At least for now, it is a rare privilege. Stereolab reunited this year and have been playing shows across Europe and the British Isles since late May. This was billed as their first North American show in 10 years, though in fact they played a Pitchfork-sponsored aftershow the night before. During the rain delay, while the weather threatened to completely wipe out their festival time slot, a lot of us were kicking ourselves for not attending the club show. Actually, I still wish I’d been to Thalia Hall on Friday night because like so many artists, Stereolab’s music seems better suited to a dark enclosed space late at night than an open field under blinding sun.

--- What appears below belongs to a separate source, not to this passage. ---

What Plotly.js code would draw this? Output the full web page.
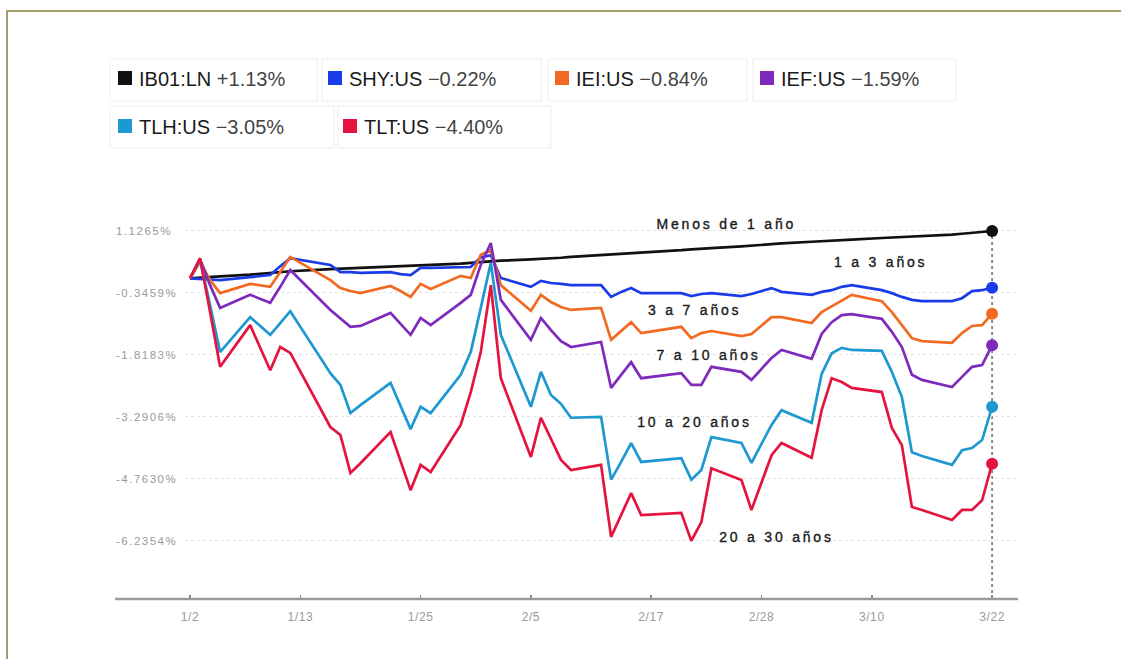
<!DOCTYPE html>
<html>
<head>
<meta charset="utf-8">
<script src="https://cdn.plot.ly/plotly-3.0.1.min.js"></script>
<style>
html,body{margin:0;padding:0;background:#fff;}
#chart{position:absolute;left:0;top:0;width:1121px;height:659px;}
#frame{position:absolute;left:6px;top:10px;width:1115px;height:649px;border-top:2px solid #a39d6e;border-left:2px solid #a39d6e;pointer-events:none;box-sizing:border-box;}
</style>
</head>
<body>
<div id="chart"></div>
<div id="frame"></div>
<script>
// ---- data ----
const dates = [
 '2024-01-02','2024-01-03','2024-01-04','2024-01-05','2024-01-08','2024-01-09','2024-01-10','2024-01-11','2024-01-12',
 '2024-01-16','2024-01-17','2024-01-18','2024-01-19','2024-01-22','2024-01-23','2024-01-24','2024-01-25','2024-01-26',
 '2024-01-29','2024-01-30','2024-01-31','2024-02-01','2024-02-02','2024-02-05','2024-02-06','2024-02-07','2024-02-08','2024-02-09',
 '2024-02-12','2024-02-13','2024-02-14','2024-02-15','2024-02-16','2024-02-20','2024-02-21','2024-02-22','2024-02-23',
 '2024-02-26','2024-02-27','2024-02-28','2024-02-29','2024-03-01','2024-03-04','2024-03-05','2024-03-06','2024-03-07','2024-03-08',
 '2024-03-11','2024-03-12','2024-03-13','2024-03-14','2024-03-15','2024-03-18','2024-03-19','2024-03-20','2024-03-21','2024-03-22'
];
const ib01 = [0,0.02,0.04,0.05,0.09,0.11,0.13,0.15,0.17,
 0.22,0.23,0.24,0.25,0.27,0.28,0.29,0.30,0.31,
 0.35,0.37,0.39,0.41,0.42,0.45,0.46,0.48,0.49,0.51,
 0.55,0.56,0.58,0.59,0.61,0.67,0.69,0.70,0.72,
 0.76,0.78,0.79,0.81,0.83,0.87,0.88,0.90,0.91,0.92,
 0.96,0.97,0.98,0.99,1.01,1.04,1.06,1.08,1.10,1.1265];
const shy = [0,-0.01,-0.02,-0.04,0.03,0.06,0.08,0.29,0.48,
 0.32,0.15,0.15,0.13,0.15,0.10,0.08,0.25,0.25,
 0.27,0.27,0.50,0.55,0.01,-0.20,-0.06,-0.11,-0.13,-0.16,
 -0.16,-0.44,-0.32,-0.23,-0.35,-0.35,-0.42,-0.37,-0.35,
 -0.42,-0.37,-0.30,-0.23,-0.32,-0.39,-0.32,-0.28,-0.20,-0.16,
 -0.28,-0.35,-0.44,-0.51,-0.54,-0.54,-0.47,-0.30,-0.28,-0.22];
const iei = [0,0.39,-0.04,-0.35,-0.13,-0.16,-0.20,0.15,0.51,
 -0.04,-0.23,-0.30,-0.35,-0.18,-0.30,-0.44,-0.13,-0.25,
 0.06,0.01,0.56,0.67,-0.16,-0.77,-0.39,-0.56,-0.68,-0.75,
 -0.70,-1.46,-1.25,-1.04,-1.30,-1.15,-1.42,-1.30,-1.25,
 -1.37,-1.32,-1.13,-0.92,-0.92,-1.06,-0.80,-0.66,-0.51,-0.39,
 -0.54,-0.80,-1.11,-1.42,-1.49,-1.53,-1.30,-1.13,-1.11,-0.84];
const ief = [0,0.46,-0.16,-0.70,-0.39,-0.49,-0.58,-0.20,0.20,
 -0.75,-0.96,-1.15,-1.13,-0.82,-1.08,-1.34,-0.94,-1.11,
 -0.58,-0.39,0.32,0.84,-0.51,-1.46,-0.94,-1.23,-1.49,-1.63,
 -1.51,-2.60,-2.29,-1.99,-2.37,-2.25,-2.53,-2.53,-2.10,
 -2.22,-2.41,-2.15,-1.89,-1.70,-1.91,-1.32,-1.04,-0.87,-0.85,
 -0.96,-1.27,-1.63,-2.29,-2.41,-2.58,-2.34,-2.10,-2.06,-1.59];
const tlh = [0,0.44,-0.63,-1.75,-0.92,-1.13,-1.34,-1.06,-0.78,
 -2.25,-2.53,-3.20,-3.01,-2.48,-3.03,-3.58,-3.05,-3.20,
 -2.29,-1.75,-0.70,0.37,-1.34,-3.05,-2.22,-2.77,-2.98,-3.31,
 -3.29,-4.78,-4.36,-3.91,-4.36,-4.27,-4.78,-4.55,-3.77,
 -3.91,-4.38,-3.93,-3.48,-3.13,-3.43,-2.27,-1.78,-1.65,-1.70,
 -1.72,-2.22,-2.82,-4.13,-4.22,-4.43,-4.08,-4.03,-3.84,-3.05];
const tlt = [0,0.48,-0.80,-2.10,-1.11,-1.65,-2.18,-1.63,-1.77,
 -3.53,-3.72,-4.62,-4.39,-3.65,-4.34,-5.03,-4.43,-4.60,
 -3.48,-2.70,-1.75,-0.16,-2.37,-4.24,-3.31,-3.81,-4.31,-4.55,
 -4.43,-6.14,-5.62,-5.10,-5.62,-5.57,-6.2354,-5.79,-4.51,
 -4.79,-5.50,-4.84,-4.20,-3.91,-4.26,-3.13,-2.37,-2.46,-2.60,
 -2.70,-3.55,-3.96,-5.43,-5.50,-5.74,-5.50,-5.50,-5.27,-4.40];

const seriesNames = ['IB01:LN','SHY:US','IEI:US','IEF:US','TLH:US','TLT:US'];
const seriesChanges = ['+1.13%','\u22120.22%','\u22120.84%','\u22121.59%','\u22123.05%','\u22124.40%'];
const seriesLabels = ['Menos de 1 año','1 a 3 años','3 a 7 años','7 a 10 años','10 a 20 años','20 a 30 años'];
const xTickVals = ['2024-01-02','2024-01-13','2024-01-25','2024-02-05','2024-02-17','2024-02-28','2024-03-10','2024-03-22'];
const xTickText = ['1/2','1/13','1/25','2/5','2/17','2/28','3/10','3/22'];
const yTickVals = [1.1265,-0.3459,-1.8183,-3.2906,-4.7630,-6.2354];
const yTickText = ['1.1265%','-0.3459%','-1.8183%','-3.2906%','-4.7630%','-6.2354%'];

// ---- style ----
const allSeries = [ib01, shy, iei, ief, tlh, tlt];
const colors = ['#111111','#1a3ce8','#f26a21','#7e2bbd','#1d98d0','#e5133f'];

const W = 1121, H = 659;
const L = 185, R = 1018, T = 215, B = 599;
const px2x = p => (p - L) / (R - L);
const py2y = p => (B - p) / (B - T);
const FONT = 'Liberation Sans, Arial, sans-serif';

const traces = [];
allSeries.forEach((s, i) => {
  traces.push({x: dates, y: s, type: 'scatter', mode: 'lines', name: seriesNames[i],
    line: {color: colors[i], width: 2.7}, hoverinfo: 'skip'});
});
allSeries.forEach((s, i) => {
  traces.push({x: [dates[dates.length-1]], y: [s[s.length-1]], type: 'scatter', mode: 'markers',
    marker: {color: colors[i], size: 12}, hoverinfo: 'skip', showlegend: false});
});

const shapes = [];
const annotations = [];
const spacing = []; // [annotation index, letter spacing, anchor, darken]

// legend boxes
const boxes = [[110,59,317,101],[322,59,541,101],[548,59,747,101],[753,59,956,101],[110,106,334,148],[338,106,551,148]];
const squares = [[118,71],[328,71],[555,71],[760,71],[118,119],[343,119]];
boxes.forEach(b => shapes.push({type:'rect', xref:'paper', yref:'paper', layer:'below',
  x0:px2x(b[0]), x1:px2x(b[2]), y0:py2y(b[3]), y1:py2y(b[1]),
  line:{color:'#ededed', width:1}, fillcolor:'#ffffff'}));
squares.forEach((s, i) => {
  shapes.push({type:'rect', xref:'paper', yref:'paper',
    x0:px2x(s[0]), x1:px2x(s[0]+14), y0:py2y(s[1]+14), y1:py2y(s[1]),
    line:{width:0}, fillcolor:colors[i]});
  annotations.push({xref:'paper', yref:'paper', x:px2x(s[0]+19), y:py2y(s[1]+7.5),
    xanchor:'left', yanchor:'middle', showarrow:false,
    text: seriesNames[i] + ' <span style="color:#444">' + seriesChanges[i] + '</span>',
    font:{family:FONT, size:20, color:'#1a1a1a'}});
});

// series labels (centre positions)
const labelPos = [[726,224],[880,262],[694,310],[708,355],[694,422],[776,537]];
labelPos.forEach((p, i) => {
  spacing.push([annotations.length, '2.8px', 'center', true]);
  annotations.push({xref:'paper', yref:'paper', x:px2x(p[0]), y:py2y(p[1]),
    xanchor:'center', yanchor:'middle', showarrow:false, text: seriesLabels[i],
    font:{family:FONT, size:14, color:'#151515'}});
});

// y tick labels (left aligned, as in the reference)
yTickVals.forEach((v, i) => {
  spacing.push([annotations.length, '1.5px', 'left', false]);
  annotations.push({xref:'paper', yref:'y', x:px2x(114), y:v,
    xanchor:'left', yanchor:'middle', showarrow:false, text: yTickText[i],
    font:{family:FONT, size:11.5, color:'#9a9a9a'}});
});

// axis baseline
shapes.push({type:'line', xref:'paper', yref:'paper', x0:px2x(115), x1:1, y0:0, y1:0,
  line:{color:'#9a9a9a', width:2.5}});
// vertical dotted line at last date
const yRange = [(278.4-B)/42.1, (278.4-T)/42.1];
shapes.push({type:'line', xref:'x', yref:'y', x0:dates[dates.length-1], x1:dates[dates.length-1],
  y0:yRange[0], y1:ib01[ib01.length-1], layer:'below',
  line:{color:'#8a8a8a', width:2, dash:'dot'}});

const layout = {
  width: W, height: H,
  margin: {l: L, r: W - R, t: T, b: H - B, pad: 0},
  paper_bgcolor: '#ffffff', plot_bgcolor: '#ffffff',
  showlegend: false,
  font: {family: FONT, color: '#999'},
  xaxis: {
    type: 'date', range: ['2024-01-01 12:00', '2024-03-24 14:00'],
    tickvals: xTickVals, ticktext: xTickText, showgrid: false, zeroline: false,
    showline: false, ticks: 'inside', ticklen: 4, tickwidth: 1.5, tickcolor: '#8a8a8a',
    ticklabelstandoff: 9,
    tickfont: {size: 12, color: '#9a9a9a'}, fixedrange: true
  },
  yaxis: {
    range: yRange, tickvals: yTickVals, showticklabels: false,
    showgrid: true, gridcolor: '#e2e2e2', griddash: 'dot', gridwidth: 1,
    zeroline: false, showline: false, ticks: '', fixedrange: true
  },
  shapes: shapes,
  annotations: annotations
};

Plotly.newPlot('chart', traces, layout, {staticPlot: true, displayModeBar: false}).then(() => {
  const groups = {};
  document.querySelectorAll('.annotation').forEach(g => { groups[g.getAttribute('data-index')] = g; });
  spacing.forEach(([idx, ls, anchor, dark]) => {
    const g = groups[idx]; if (!g) return;
    const t = g.querySelector('text'); if (!t) return;
    const b0 = t.getBBox();
    t.style.letterSpacing = ls;
    if (dark) { t.style.stroke = '#222'; t.style.strokeWidth = '0.35px'; }
    const b1 = t.getBBox();
    const dx = anchor === 'left' ? (b0.x - b1.x) : ((b0.x + b0.width/2) - (b1.x + b1.width/2));
    t.setAttribute('transform', 'translate(' + dx.toFixed(2) + ',0)');
  });
  document.querySelectorAll('.xtick text').forEach(t => { t.style.letterSpacing = '0.6px'; });
});
</script>
</body>
</html>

It was still pretty great in the daylight, though! Onstage, they are as unflappably cool as on their records, but they amplify the noisy rock elements so that already meticulous music begins to feel like stylish controlled chaos. Sadier’s quirky keyboard melodies, her vocal interplay with Xavier Muñoz Guimera, Tim Gane’s aggressive palm-muted guitar outbursts: For Stereolab, every instrument is a rhythm instrument, and even the loveliest melodies exist to be part of a groove. That ethos manifests in a few different ways — funky bass-powered loops like “Percolator” and “Metronomic Underground,” lush airborne pop excursions like “Infinity Girl” and “Lo Boob Oscillator,” rocket-fueled rockers like “French Disko” and “John Cage Bubblegum,” the graceful Francophone Tropicalia of “Miss Modular” — all of it machine-precise without losing the music’s loose organic humanity.
Sometimes they rocked so hard you could forget they made dance records; sometimes they locked into rhythms so hypnotic you could forget everything else entirely. All of it was of a piece, a manifestation of a finely tuned aesthetic. The aforementioned seven songs were the only ones they had time for, but even a painfully short set was sufficient to remind us what we lost when Stereolab went their separate ways. For now, we’ve regained it. Be there to savor it in person if you get the chance.